• **Written problem**: Everything from the first line to the line containing "1.05, 1.10, 1.15]" is to be repeated exactly; nothing past it.

• **Data shown**:
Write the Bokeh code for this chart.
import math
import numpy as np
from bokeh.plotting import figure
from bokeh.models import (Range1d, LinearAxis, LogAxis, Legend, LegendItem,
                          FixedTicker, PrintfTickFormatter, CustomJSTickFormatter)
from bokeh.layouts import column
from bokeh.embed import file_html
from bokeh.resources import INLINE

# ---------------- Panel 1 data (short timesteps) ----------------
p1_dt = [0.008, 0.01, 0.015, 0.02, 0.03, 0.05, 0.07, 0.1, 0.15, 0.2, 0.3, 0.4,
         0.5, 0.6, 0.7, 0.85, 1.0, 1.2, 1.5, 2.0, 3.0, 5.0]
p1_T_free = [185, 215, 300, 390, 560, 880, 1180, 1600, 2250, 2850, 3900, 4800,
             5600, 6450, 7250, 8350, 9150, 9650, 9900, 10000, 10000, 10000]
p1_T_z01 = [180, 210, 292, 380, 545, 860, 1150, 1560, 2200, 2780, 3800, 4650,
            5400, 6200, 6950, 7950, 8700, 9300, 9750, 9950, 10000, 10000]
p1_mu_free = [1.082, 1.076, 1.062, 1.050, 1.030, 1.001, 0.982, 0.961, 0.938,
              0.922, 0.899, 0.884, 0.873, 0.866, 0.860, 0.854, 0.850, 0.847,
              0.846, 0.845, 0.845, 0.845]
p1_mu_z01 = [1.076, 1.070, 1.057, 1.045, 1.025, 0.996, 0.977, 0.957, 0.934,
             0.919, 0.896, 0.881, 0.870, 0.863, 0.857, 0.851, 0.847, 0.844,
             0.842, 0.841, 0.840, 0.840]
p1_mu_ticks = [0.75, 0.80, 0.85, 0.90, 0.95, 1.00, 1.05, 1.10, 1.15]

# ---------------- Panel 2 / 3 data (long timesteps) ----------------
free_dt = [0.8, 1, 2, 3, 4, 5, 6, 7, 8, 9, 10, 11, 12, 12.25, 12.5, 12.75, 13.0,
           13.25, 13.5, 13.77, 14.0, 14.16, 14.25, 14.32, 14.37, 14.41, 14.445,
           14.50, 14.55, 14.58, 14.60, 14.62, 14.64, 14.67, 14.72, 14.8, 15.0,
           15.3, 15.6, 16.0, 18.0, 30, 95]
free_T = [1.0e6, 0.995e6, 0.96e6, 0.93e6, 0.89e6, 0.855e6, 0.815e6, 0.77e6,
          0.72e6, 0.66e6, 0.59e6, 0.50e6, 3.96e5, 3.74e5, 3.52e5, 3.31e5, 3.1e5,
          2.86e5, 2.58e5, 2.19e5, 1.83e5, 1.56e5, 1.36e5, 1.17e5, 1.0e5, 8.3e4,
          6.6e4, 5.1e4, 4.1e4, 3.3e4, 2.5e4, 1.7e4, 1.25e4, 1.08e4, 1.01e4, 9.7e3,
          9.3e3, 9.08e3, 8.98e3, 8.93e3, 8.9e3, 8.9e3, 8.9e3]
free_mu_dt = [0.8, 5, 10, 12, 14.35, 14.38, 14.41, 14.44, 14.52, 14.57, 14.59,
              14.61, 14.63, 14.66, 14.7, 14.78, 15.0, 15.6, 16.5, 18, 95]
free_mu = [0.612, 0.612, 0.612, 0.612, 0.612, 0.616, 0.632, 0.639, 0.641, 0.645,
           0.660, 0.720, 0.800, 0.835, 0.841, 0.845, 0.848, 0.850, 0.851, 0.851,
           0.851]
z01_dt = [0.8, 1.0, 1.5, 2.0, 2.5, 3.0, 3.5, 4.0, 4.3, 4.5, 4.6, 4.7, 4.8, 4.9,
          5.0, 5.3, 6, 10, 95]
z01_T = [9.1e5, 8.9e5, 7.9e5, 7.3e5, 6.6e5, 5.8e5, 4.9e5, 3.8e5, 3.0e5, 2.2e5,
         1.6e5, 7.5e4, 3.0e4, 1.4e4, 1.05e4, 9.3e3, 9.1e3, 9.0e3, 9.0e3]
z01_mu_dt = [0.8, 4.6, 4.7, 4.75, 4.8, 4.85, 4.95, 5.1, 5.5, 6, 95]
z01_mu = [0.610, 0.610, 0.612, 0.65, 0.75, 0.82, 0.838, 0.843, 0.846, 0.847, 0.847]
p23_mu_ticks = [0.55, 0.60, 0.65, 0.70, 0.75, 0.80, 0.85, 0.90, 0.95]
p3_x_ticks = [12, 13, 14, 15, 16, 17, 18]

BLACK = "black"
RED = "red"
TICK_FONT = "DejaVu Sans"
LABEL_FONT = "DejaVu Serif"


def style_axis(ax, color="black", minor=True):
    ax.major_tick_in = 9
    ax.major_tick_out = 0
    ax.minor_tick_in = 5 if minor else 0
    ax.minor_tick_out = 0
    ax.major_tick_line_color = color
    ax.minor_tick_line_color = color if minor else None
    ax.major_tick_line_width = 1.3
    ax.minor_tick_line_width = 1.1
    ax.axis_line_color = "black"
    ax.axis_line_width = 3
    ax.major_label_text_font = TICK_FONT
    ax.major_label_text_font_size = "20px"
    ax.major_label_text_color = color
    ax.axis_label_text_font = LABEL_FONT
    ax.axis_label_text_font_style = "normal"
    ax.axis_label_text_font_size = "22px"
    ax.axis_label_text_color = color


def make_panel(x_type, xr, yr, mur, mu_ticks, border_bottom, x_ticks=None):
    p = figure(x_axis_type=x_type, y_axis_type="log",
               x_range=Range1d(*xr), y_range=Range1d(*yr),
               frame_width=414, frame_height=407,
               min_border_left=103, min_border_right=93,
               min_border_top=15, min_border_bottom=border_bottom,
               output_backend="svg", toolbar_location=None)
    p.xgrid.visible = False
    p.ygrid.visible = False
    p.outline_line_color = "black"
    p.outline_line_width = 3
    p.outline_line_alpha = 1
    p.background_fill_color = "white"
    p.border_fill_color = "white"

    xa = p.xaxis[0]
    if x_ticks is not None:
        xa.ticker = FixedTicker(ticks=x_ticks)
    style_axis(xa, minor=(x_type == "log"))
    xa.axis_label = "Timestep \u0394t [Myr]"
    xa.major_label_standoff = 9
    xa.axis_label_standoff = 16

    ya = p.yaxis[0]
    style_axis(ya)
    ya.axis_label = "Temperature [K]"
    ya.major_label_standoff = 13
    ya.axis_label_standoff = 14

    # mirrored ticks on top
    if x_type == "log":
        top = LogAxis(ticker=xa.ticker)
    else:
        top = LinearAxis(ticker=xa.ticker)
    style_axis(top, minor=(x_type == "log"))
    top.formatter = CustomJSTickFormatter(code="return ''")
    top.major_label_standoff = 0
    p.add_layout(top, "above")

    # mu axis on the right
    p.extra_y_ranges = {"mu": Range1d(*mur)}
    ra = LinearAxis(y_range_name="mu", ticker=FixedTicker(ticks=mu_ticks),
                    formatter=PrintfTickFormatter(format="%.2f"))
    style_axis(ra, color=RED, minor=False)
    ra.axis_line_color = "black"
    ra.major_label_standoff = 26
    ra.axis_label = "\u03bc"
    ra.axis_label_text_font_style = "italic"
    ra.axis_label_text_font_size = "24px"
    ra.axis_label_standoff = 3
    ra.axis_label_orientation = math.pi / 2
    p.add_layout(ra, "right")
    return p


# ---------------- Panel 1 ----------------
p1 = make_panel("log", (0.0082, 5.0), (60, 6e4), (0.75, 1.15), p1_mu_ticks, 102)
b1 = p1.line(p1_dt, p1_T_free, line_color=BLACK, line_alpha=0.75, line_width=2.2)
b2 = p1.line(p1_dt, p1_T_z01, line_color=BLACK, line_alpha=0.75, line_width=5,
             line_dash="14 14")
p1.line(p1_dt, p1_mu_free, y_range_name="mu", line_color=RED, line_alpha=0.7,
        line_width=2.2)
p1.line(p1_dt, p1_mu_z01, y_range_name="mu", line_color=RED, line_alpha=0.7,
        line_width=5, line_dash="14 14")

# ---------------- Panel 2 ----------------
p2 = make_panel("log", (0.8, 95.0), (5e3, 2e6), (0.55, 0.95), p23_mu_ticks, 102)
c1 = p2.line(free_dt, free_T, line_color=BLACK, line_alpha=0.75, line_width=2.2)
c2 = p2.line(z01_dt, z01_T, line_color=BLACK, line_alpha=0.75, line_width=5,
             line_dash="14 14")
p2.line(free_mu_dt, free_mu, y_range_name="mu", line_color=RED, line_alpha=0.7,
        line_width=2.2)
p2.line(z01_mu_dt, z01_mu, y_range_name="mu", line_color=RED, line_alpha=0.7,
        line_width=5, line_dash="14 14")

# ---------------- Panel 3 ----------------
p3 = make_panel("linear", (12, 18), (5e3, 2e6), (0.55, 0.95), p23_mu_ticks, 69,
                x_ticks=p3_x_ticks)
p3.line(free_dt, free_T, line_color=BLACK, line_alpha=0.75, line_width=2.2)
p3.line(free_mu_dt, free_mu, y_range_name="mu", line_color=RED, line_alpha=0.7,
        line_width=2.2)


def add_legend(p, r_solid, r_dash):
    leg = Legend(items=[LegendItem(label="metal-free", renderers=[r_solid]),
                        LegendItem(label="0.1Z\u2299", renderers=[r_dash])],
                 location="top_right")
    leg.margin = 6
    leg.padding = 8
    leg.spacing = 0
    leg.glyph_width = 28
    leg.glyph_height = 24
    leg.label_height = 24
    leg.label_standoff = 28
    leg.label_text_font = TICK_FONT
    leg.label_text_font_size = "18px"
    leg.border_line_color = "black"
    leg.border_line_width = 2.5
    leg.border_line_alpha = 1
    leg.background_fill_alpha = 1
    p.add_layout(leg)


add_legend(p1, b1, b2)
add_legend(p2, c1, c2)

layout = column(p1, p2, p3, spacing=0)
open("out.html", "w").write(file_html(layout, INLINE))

• **Problem solution**:
Write the Bokeh code for this chart.
import math
import numpy as np
from bokeh.plotting import figure
from bokeh.models import (Range1d, LinearAxis, LogAxis, Legend, LegendItem,
                          FixedTicker, PrintfTickFormatter, CustomJSTickFormatter)
from bokeh.layouts import column
from bokeh.embed import file_html
from bokeh.resources import INLINE

# ---------------- Panel 1 data (short timesteps) ----------------
p1_dt = [0.008, 0.01, 0.015, 0.02, 0.03, 0.05, 0.07, 0.1, 0.15, 0.2, 0.3, 0.4,
         0.5, 0.6, 0.7, 0.85, 1.0, 1.2, 1.5, 2.0, 3.0, 5.0]
p1_T_free = [185, 215, 300, 390, 560, 880, 1180, 1600, 2250, 2850, 3900, 4800,
             5600, 6450, 7250, 8350, 9150, 9650, 9900, 10000, 10000, 10000]
p1_T_z01 = [180, 210, 292, 380, 545, 860, 1150, 1560, 2200, 2780, 3800, 4650,
            5400, 6200, 6950, 7950, 8700, 9300, 9750, 9950, 10000, 10000]
p1_mu_free = [1.082, 1.076, 1.062, 1.050, 1.030, 1.001, 0.982, 0.961, 0.938,
              0.922, 0.899, 0.884, 0.873, 0.866, 0.860, 0.854, 0.850, 0.847,
              0.846, 0.845, 0.845, 0.845]
p1_mu_z01 = [1.076, 1.070, 1.057, 1.045, 1.025, 0.996, 0.977, 0.957, 0.934,
             0.919, 0.896, 0.881, 0.870, 0.863, 0.857, 0.851, 0.847, 0.844,
             0.842, 0.841, 0.840, 0.840]
p1_mu_ticks = [0.75, 0.80, 0.85, 0.90, 0.95, 1.00, 1.05, 1.10, 1.15]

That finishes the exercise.